▶ **The data**

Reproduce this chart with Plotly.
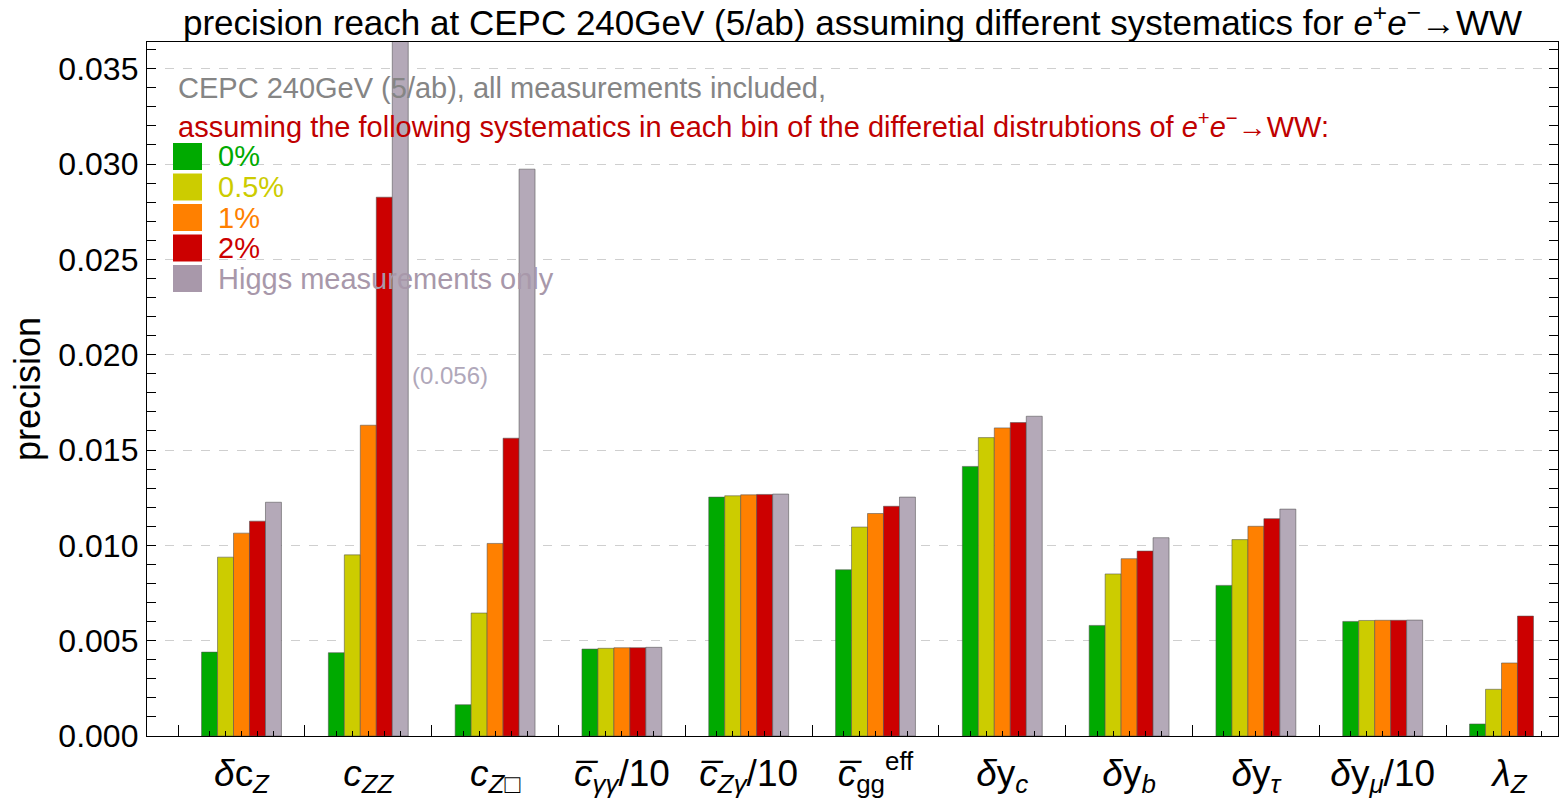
import plotly.graph_objects as go

# ---------------- data ----------------
categories = [
    "<i>δ</i>c<sub><i>Z</i></sub>",
    "<i>c</i><sub><i>ZZ</i></sub>",
    "<i>c</i><sub><i>Z</i>□</sub>",
    "<i>c\u0305</i><sub><i>γγ</i></sub>/10",
    "<i>c\u0305</i><sub><i>Zγ</i></sub>/10",
    "<i>c\u0305</i><sub>gg</sub><sup>eff</sup>",
    "<i>δ</i>y<sub><i>c</i></sub>",
    "<i>δ</i>y<sub><i>b</i></sub>",
    "<i>δ</i>y<sub><i>τ</i></sub>",
    "<i>δ</i>y<sub><i>μ</i></sub>/10",
    "<i>λ</i><sub><i>Z</i></sub>",
]
series_names = ["0%", "0.5%", "1%", "2%", "Higgs measurements only"]
sys_0 = [0.0044, 0.00437, 0.00164, 0.00456, 0.01253, 0.00872, 0.01414, 0.0058, 0.0079, 0.00601, 0.00063]
sys_05 = [0.00938, 0.0095, 0.00645, 0.0046, 0.0126, 0.01096, 0.01565, 0.0085, 0.0103, 0.00606, 0.00245]
sys_1 = [0.01064, 0.0163, 0.0101, 0.00463, 0.01265, 0.01167, 0.01616, 0.0093, 0.0110, 0.00607, 0.00383]
sys_2 = [0.01127, 0.02826, 0.01562, 0.00463, 0.01267, 0.01205, 0.01644, 0.0097, 0.0114, 0.00607, 0.00629]
higgs_only = [0.01226, 0.056, 0.02973, 0.00465, 0.01269, 0.01253, 0.01677, 0.0104, 0.0119, 0.00608, None]
series_values = [sys_0, sys_05, sys_1, sys_2, higgs_only]
bar_colors = ["#00aa00", "#cccc00", "#ff8000", "#cc0000", "#b4a9b8"]
legend_colors = ["#00aa00", "#cccc00", "#ff8000", "#cc0000", "#a898aa"]
y_ticks = [0.0, 0.005, 0.010, 0.015, 0.020, 0.025, 0.030, 0.035]

title_text = ("precision reach at CEPC 240GeV (5/ab) assuming different systematics for "
              "<i>e</i><sup>+</sup><i>e</i><sup>−</sup>→WW")
note1 = "CEPC 240GeV (5/ab), all measurements included,"
note2 = ("assuming the following systematics in each bin of the differetial distrubtions of "
         "<i>e</i><sup>+</sup><i>e</i><sup>−</sup>→WW:")
clipped_label = "(0.056)"

# ---------------- layout geometry ----------------
FW, FH = 1563, 803
L, R, T, B = 147, 1558, 42, 736
PW, PH = R - L, B - T
FONT = "Liberation Sans, Arial, sans-serif"

def pxx(x):
    return (x - L) / PW

def pxy(y):
    return (B - y) / PH

n_cat = len(categories)
n_ser = len(series_values)
group_frac = 0.63
bar_w = group_frac / n_ser
xs = list(range(n_cat))

fig = go.Figure()
for name, vals, col in zip(series_names, series_values, bar_colors):
    fig.add_trace(go.Bar(
        x=xs, y=vals, name=name,
        marker=dict(color=col, line=dict(color="rgba(80,80,80,0.55)", width=1)),
        showlegend=False,
    ))

# bar-position ticks (secondary overlaying axis, no labels)
bar_tick_pos = [i + (k - (n_ser - 1) / 2) * bar_w for i in range(n_cat) for k in range(n_ser)]
boundary_pos = [i - 0.5 for i in range(n_cat + 1)]
fig.add_trace(go.Scatter(x=[0], y=[0], xaxis="x2", yaxis="y", mode="markers",
                         marker=dict(opacity=0), showlegend=False, hoverinfo="skip"))

xr = [(L - 241.5) / 126.8, (R - 241.5) / 126.8]

fig.update_layout(
    width=FW, height=FH,
    margin=dict(l=L, r=FW - R, t=T, b=FH - B, pad=0),
    paper_bgcolor="white", plot_bgcolor="white",
    barmode="group", bargap=1 - group_frac, bargroupgap=0,
    font=dict(family=FONT, color="black"),
    title=dict(text=title_text, font=dict(size=35, family=FONT, color="black"),
               x=0.5, xref="paper", xanchor="center", y=1 - 23 / FH, yref="container", yanchor="middle"),
    xaxis=dict(
        range=xr, tickmode="array", tickvals=xs, ticktext=categories,
        ticks="", ticklabelstandoff=4, tickfont=dict(size=37, family=FONT),
        showline=True, linecolor="black", linewidth=1.3, mirror=True,
        showgrid=False, zeroline=False,
        minor=dict(tickmode="array", tickvals=boundary_pos, ticks="inside", ticklen=11,
                   tickcolor="black", tickwidth=1, showgrid=False),
    ),
    xaxis2=dict(
        range=xr, overlaying="x", anchor="y", side="bottom",
        tickmode="array", tickvals=bar_tick_pos, ticks="inside", ticklen=5,
        tickcolor="black", tickwidth=1, showticklabels=False, showgrid=False,
        zeroline=False, showline=False,
    ),
    yaxis=dict(
        range=[0, 0.0364], tickmode="array", tickvals=y_ticks, tickformat=".3f",
        ticks="inside", ticklen=9, tickwidth=1, tickcolor="black",
        ticklabelstandoff=1, tickfont=dict(size=32, family=FONT),
        showline=True, linecolor="black", linewidth=1.3, mirror="allticks",
        showgrid=True, gridcolor="#cfcfcf", griddash="dash", gridwidth=1,
        zeroline=False,
        minor=dict(dtick=0.001, tick0=0, ticks="inside", ticklen=5, tickcolor="black",
                   tickwidth=1, showgrid=False),
        title=dict(text="precision", font=dict(size=36, family=FONT), standoff=6),
    ),
)

anns = []
anns.append(dict(text=note1, xref="paper", yref="paper", x=pxx(176), y=pxy(88),
                 xanchor="left", yanchor="middle", showarrow=False,
                 font=dict(size=29, family=FONT, color="#858585")))
anns.append(dict(text=note2, xref="paper", yref="paper", x=pxx(176), y=pxy(125),
                 xanchor="left", yanchor="middle", showarrow=False,
                 font=dict(size=29, family=FONT, color="#c00000")))
shapes = []
row0, row_step, sq = 156.5, 30.5, 27
for k, (name, col) in enumerate(zip(series_names, legend_colors)):
    cy = row0 + k * row_step
    shapes.append(dict(type="rect", xref="paper", yref="paper",
                       x0=pxx(173), x1=pxx(202), y0=pxy(cy + sq / 2), y1=pxy(cy - sq / 2),
                       fillcolor=col, line=dict(width=0)))
    anns.append(dict(text=name, xref="paper", yref="paper", x=pxx(216), y=pxy(cy),
                     xanchor="left", yanchor="middle", showarrow=False,
                     font=dict(size=29, family=FONT, color=col)))
# label for clipped bar
anns.append(dict(text=clipped_label, xref="x", yref="y", x=1 + 2.5 * bar_w + 0.01, y=0.0189,
                 xanchor="left", yanchor="middle", showarrow=False,
                 font=dict(size=24, family=FONT, color="#b0a8ba")))
fig.update_layout(annotations=anns, shapes=shapes)

fig.write_html("out.html")
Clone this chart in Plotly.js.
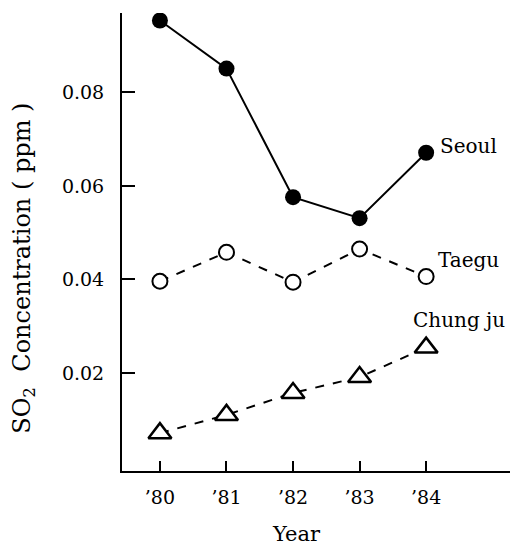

▶ **Requirements**
Repeat exactly and only the lines from the start of the data above through the line that holds "import plotly.graph_objects as go", inclusive. Pictures do not belong in the copy.

▶ **Exercise solution**
Reproduce this chart with Plotly.
import plotly.graph_objects as go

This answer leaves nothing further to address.